● The exercise: Omit every picture, and retype the lines that run from the beginning of the data below through the line containing "yticks = [100, 110, 120, 130, 140, 150, 160, 170]", inclusive.
....................
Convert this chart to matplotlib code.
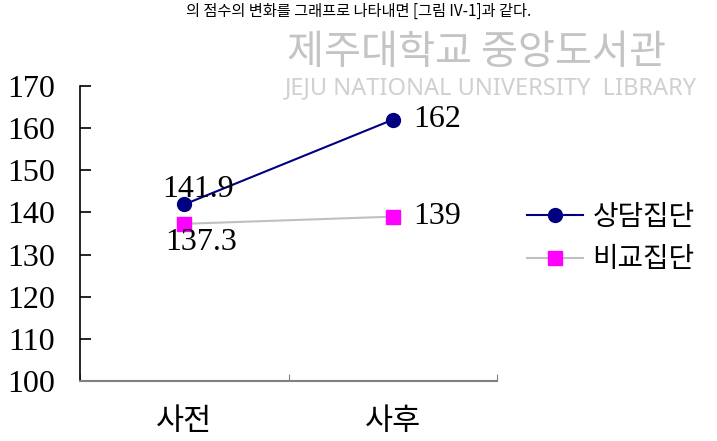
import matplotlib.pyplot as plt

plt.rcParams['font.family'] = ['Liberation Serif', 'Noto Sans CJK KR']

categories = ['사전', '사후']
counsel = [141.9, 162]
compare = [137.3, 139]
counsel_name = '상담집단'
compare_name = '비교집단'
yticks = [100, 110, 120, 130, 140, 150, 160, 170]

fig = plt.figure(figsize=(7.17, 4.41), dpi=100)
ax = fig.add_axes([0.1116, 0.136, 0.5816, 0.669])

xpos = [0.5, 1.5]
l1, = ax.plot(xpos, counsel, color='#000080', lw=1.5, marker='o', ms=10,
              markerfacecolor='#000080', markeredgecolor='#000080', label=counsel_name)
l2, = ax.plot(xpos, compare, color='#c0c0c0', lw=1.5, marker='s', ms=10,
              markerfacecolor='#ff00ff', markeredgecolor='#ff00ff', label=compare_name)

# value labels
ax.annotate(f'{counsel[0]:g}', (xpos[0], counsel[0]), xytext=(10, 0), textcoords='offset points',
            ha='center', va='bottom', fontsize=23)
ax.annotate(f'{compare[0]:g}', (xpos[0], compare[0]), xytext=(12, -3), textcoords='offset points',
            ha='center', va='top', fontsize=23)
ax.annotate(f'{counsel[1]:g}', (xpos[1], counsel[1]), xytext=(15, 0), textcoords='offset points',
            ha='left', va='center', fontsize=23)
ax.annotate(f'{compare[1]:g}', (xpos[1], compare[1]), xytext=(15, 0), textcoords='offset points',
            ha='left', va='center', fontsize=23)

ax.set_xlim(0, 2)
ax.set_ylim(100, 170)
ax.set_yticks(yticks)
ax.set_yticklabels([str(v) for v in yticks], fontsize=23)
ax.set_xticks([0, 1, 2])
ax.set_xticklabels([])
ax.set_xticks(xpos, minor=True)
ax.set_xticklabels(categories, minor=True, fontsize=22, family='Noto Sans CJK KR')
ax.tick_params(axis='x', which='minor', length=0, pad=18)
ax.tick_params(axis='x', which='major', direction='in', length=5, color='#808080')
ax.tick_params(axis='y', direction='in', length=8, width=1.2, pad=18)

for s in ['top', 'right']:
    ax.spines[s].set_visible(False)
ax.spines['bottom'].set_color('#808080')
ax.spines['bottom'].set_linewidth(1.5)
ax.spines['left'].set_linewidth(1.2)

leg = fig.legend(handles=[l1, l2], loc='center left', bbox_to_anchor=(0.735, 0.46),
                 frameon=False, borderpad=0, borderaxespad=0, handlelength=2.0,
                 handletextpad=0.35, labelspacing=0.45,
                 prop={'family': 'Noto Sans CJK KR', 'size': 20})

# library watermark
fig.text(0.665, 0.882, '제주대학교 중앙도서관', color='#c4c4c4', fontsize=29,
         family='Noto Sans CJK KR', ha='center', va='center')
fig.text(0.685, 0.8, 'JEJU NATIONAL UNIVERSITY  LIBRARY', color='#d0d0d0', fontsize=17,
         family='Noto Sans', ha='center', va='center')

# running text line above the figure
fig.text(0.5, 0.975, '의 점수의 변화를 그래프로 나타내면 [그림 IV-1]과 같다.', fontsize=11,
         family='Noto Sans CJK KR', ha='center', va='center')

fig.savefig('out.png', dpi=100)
....................
● Exercise answer:
Convert this chart to matplotlib code.
import matplotlib.pyplot as plt

plt.rcParams['font.family'] = ['Liberation Serif', 'Noto Sans CJK KR']

categories = ['사전', '사후']
counsel = [141.9, 162]
compare = [137.3, 139]
counsel_name = '상담집단'
compare_name = '비교집단'
yticks = [100, 110, 120, 130, 140, 150, 160, 170]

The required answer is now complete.